Outlier-robust additive matrix decomposition
Philip Thompson
TL;DR
This work introduces outlier-robust additive matrix decomposition (RTRMD) for least-squares trace regression when the parameter is the sum of a low-rank and a sparse matrix under adversarial label contamination. It develops three design properties—PP, IP, and MP—derived from product-process, Chevet, and multiplier inequalities to control the interplay between decomposition, contamination, and design-noise interaction. The proposed estimators use sorted-Huber losses with decomposable regularizers and achieve near-optimal rates $\mathsf{r}(n,d_{eff,r}) + \mathsf{r}(n,d_{eff,s}) + \sqrt{(1+\log(1/\delta))/n} + \varepsilon\log(1/\varepsilon)$, adaptively across $s,r,\varepsilon,\delta$, and with $\delta$-subgaussian guarantees even when noise depends on features.

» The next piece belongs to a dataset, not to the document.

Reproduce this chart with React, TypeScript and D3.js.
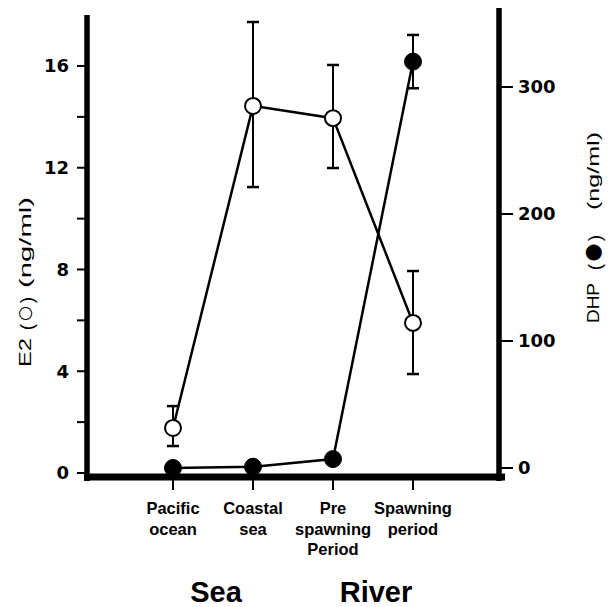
import React from "react";
import * as d3 from "d3";

const categories: string[][] = [
  ["Pacific", "ocean"],
  ["Coastal", "sea"],
  ["Pre", "spawning", "Period"],
  ["Spawning", "period"],
];
const e2Mean = [1.77, 14.43, 13.95, 5.9];
const e2Upper = [2.63, 17.73, 16.04, 7.94];
const e2Lower = [1.06, 11.24, 11.99, 3.89];
const dhpMean = [0, 1, 7, 320];
const dhpUpper: (number | null)[] = [null, null, null, 341];
const dhpLower: (number | null)[] = [null, null, null, 299];
const e2TickValues = [0, 4, 8, 12, 16];
const e2MinorTicks = [2, 6, 10, 14];
const dhpTickValues = [0, 100, 200, 300];
const regionLabels = ["Sea", "River"];
const leftTitleParts = ["E2", "(", "○", ")", "(ng/ml)"];
const rightTitleParts = ["DHP", "(", "●", ")", "(ng/ml)"];

const W = 613;
const H = 607;

function TitlePart({
  text,
  x,
  y,
  len,
  size,
  family,
}: {
  text: string;
  x: number;
  y: number;
  len?: number;
  size: number;
  family: string;
}) {
  return (
    <text
      transform={`translate(${x},${y}) rotate(-90)`}
      textAnchor="middle"
      fontFamily={family}
      fontSize={size}
      textLength={len}
      lengthAdjust={len ? "spacingAndGlyphs" : undefined}
    >
      {text}
    </text>
  );
}

export default function App() {
  const ids = categories.map((_, i) => String(i));
  const x = d3.scalePoint<string>().domain(ids).range([173, 413]);
  const yL = d3.scaleLinear().domain([0, 16]).range([473, 66]);
  const yR = d3.scaleLinear().domain([0, 300]).range([468, 87]);

  const lineL = d3
    .line<number>()
    .x((_, i) => x(ids[i]) as number)
    .y((d) => yL(d));
  const lineR = d3
    .line<number>()
    .x((_, i) => x(ids[i]) as number)
    .y((d) => yR(d));

  const leftX = 87;
  const rightX = 499;
  const axisY = 477;
  const numFont = "'DejaVu Sans', sans-serif";
  const labFont = "'Liberation Sans', Arial, sans-serif";
  const symFont = "'DejaVu Sans', sans-serif";
  const cap = 6;

  // title layout: centers, lengths, sizes along the axis
  const leftCenters = [352.5, 327, 313.5, 300, 242.5];
  const rightCenters = [303, 267, 252.5, 238, 171];
  const leftLens = [29, undefined, undefined, undefined, 91];
  const rightLens = [40, undefined, undefined, undefined, 78];
  const leftSizes = [17, 19, 17, 19, 17];
  const rightSizes = [17, 19, 21, 19, 17];
  const partFamilies = [labFont, labFont, symFont, labFont, labFont];
  const leftDx = [0, 1.5, -1, 1.5, 0];
  const rightDx = [0, 1.5, 0, 1.5, 0];

  return (
    <svg
      width={W}
      height={H}
      style={{ position: "absolute", left: 0, top: 0, background: "#fff" }}
    >
      <rect x={0} y={0} width={W} height={H} fill="#fff" />
      {/* axes */}
      <line x1={leftX} x2={leftX} y1={15} y2={481} stroke="#000" strokeWidth={5.5} />
      <line x1={rightX} x2={rightX} y1={8} y2={481} stroke="#000" strokeWidth={5.5} />
      <line x1={84} x2={505} y1={axisY} y2={axisY} stroke="#000" strokeWidth={7} />

      {/* left ticks */}
      {[...e2TickValues, ...e2MinorTicks].map((t) => (
        <line
          key={"lt" + t}
          x1={leftX - 10}
          x2={leftX}
          y1={yL(t)}
          y2={yL(t)}
          stroke="#000"
          strokeWidth={2}
        />
      ))}
      {e2TickValues.map((t) => (
        <text
          key={"ll" + t}
          x={leftX - 18}
          y={yL(t)}
          dy="0.36em"
          textAnchor="end"
          fontFamily={numFont}
          fontWeight="bold"
          fontSize={18}
        >
          {t}
        </text>
      ))}

      {/* right ticks */}
      {dhpTickValues.map((t) => (
        <g key={"rt" + t}>
          <line
            x1={rightX}
            x2={rightX + 14}
            y1={yR(t)}
            y2={yR(t)}
            stroke="#000"
            strokeWidth={2}
          />
          <text
            x={rightX + 19}
            y={yR(t)}
            dy="0.36em"
            textAnchor="start"
            fontFamily={numFont}
            fontWeight="bold"
            fontSize={18}
          >
            {t}
          </text>
        </g>
      ))}

      {/* bottom ticks and category labels */}
      {categories.map((lines, i) => {
        const cx = x(ids[i]) as number;
        return (
          <g key={"c" + i}>
            <line x1={cx} x2={cx} y1={axisY} y2={490} stroke="#000" strokeWidth={2} />
            <text
              x={cx}
              y={514}
              textAnchor="middle"
              fontFamily={labFont}
              fontWeight="bold"
              fontSize={16.5}
            >
              {lines.map((l, j) => (
                <tspan key={j} x={cx} dy={j === 0 ? 0 : 20.5}>
                  {l}
                </tspan>
              ))}
            </text>
          </g>
        );
      })}

      {/* region labels */}
      {regionLabels.map((r, i) => {
        const a = x(ids[i * 2]) as number;
        const b = x(ids[i * 2 + 1]) as number;
        return (
          <text
            key={r}
            x={(a + b) / 2 + 3}
            y={602}
            textAnchor="middle"
            fontFamily={labFont}
            fontWeight="bold"
            fontSize={29}
          >
            {r}
          </text>
        );
      })}

      {/* axis titles */}
      {leftTitleParts.map((p, i) => (
        <TitlePart
          key={"lp" + i}
          text={p}
          x={31 + leftDx[i]}
          y={leftCenters[i]}
          len={leftLens[i]}
          size={leftSizes[i]}
          family={partFamilies[i]}
        />
      ))}
      {rightTitleParts.map((p, i) => (
        <TitlePart
          key={"rp" + i}
          text={p}
          x={599 + rightDx[i]}
          y={rightCenters[i]}
          len={rightLens[i]}
          size={rightSizes[i]}
          family={partFamilies[i]}
        />
      ))}

      {/* data lines */}
      <path d={lineL(e2Mean) || ""} fill="none" stroke="#000" strokeWidth={2.5} />
      <path d={lineR(dhpMean) || ""} fill="none" stroke="#000" strokeWidth={2.5} />

      {/* error bars E2 */}
      {e2Mean.map((_, i) => {
        const cx = x(ids[i]) as number;
        return (
          <g key={"e" + i}>
            <line x1={cx} x2={cx} y1={yL(e2Upper[i])} y2={yL(e2Lower[i])} stroke="#000" strokeWidth={2} />
            <line x1={cx - cap} x2={cx + cap} y1={yL(e2Upper[i])} y2={yL(e2Upper[i])} stroke="#000" strokeWidth={2.5} />
            <line x1={cx - cap} x2={cx + cap} y1={yL(e2Lower[i])} y2={yL(e2Lower[i])} stroke="#000" strokeWidth={2.5} />
          </g>
        );
      })}
      {/* error bars DHP */}
      {dhpMean.map((_, i) => {
        const u = dhpUpper[i];
        const l = dhpLower[i];
        if (u == null || l == null) return null;
        const cx = x(ids[i]) as number;
        return (
          <g key={"d" + i}>
            <line x1={cx} x2={cx} y1={yR(u)} y2={yR(l)} stroke="#000" strokeWidth={2} />
            <line x1={cx - cap} x2={cx + cap} y1={yR(u)} y2={yR(u)} stroke="#000" strokeWidth={2.5} />
            <line x1={cx - cap} x2={cx + cap} y1={yR(l)} y2={yR(l)} stroke="#000" strokeWidth={2.5} />
          </g>
        );
      })}

      {/* markers */}
      {e2Mean.map((v, i) => (
        <circle
          key={"oc" + i}
          cx={x(ids[i]) as number}
          cy={yL(v)}
          r={8}
          fill="#fff"
          stroke="#000"
          strokeWidth={2}
        />
      ))}
      {dhpMean.map((v, i) => (
        <circle
          key={"fc" + i}
          cx={x(ids[i]) as number}
          cy={yR(v)}
          r={8.5}
          fill="#000"
          stroke="#000"
          strokeWidth={1}
        />
      ))}
    </svg>
  );
}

The paper also provides lower bounds and simulations confirming substantial improvements of sorted-Huber losses over classical Huber and validates practical performance in contaminated, high-dimensional settings.
Abstract
We study least-squares trace regression when the parameter is the sum of a $r$-low-rank matrix and a $s$-sparse matrix and a fraction $ε$ of the labels is corrupted. For subgaussian distributions and feature-dependent noise, we highlight three needed design properties, each one derived from a different process inequality: a "product process inequality", "Chevet's inequality" and a "multiplier process inequality". These properties handle, simultaneously, additive decomposition, label contamination and design-noise interaction. They imply the near-optimality of a tractable estimator with respect to the effective dimensions $d_{eff,r}$ and $d_{eff,s}$ of the low-rank and sparse components, $ε$ and the failure probability $δ$. The near-optimal rate is $\mathsf{r}(n,d_{eff,r}) + \mathsf{r}(n,d_{eff,s}) + \sqrt{(1+\log(1/δ))/n} + ε\log(1/ε)$, where $\mathsf{r}(n,d_{eff,r})+\mathsf{r}(n,d_{eff,s})$ is the optimal rate in average with no contamination. Our estimator is adaptive to $(s,r,ε,δ)$ and, for fixed absolute constant $c>0$, it attains the mentioned rate with probability $1-δ$ uniformly over all $δ\ge\exp(-cn)$. Without matrix decomposition, our analysis also entails optimal bounds for a robust estimator adapted to the noise variance. Our estimators are based on "sorted" versions of Huber's loss. We present simulations matching the theory. In particular, it reveals the superiority of "sorted" Huber's losses over the classical Huber's loss.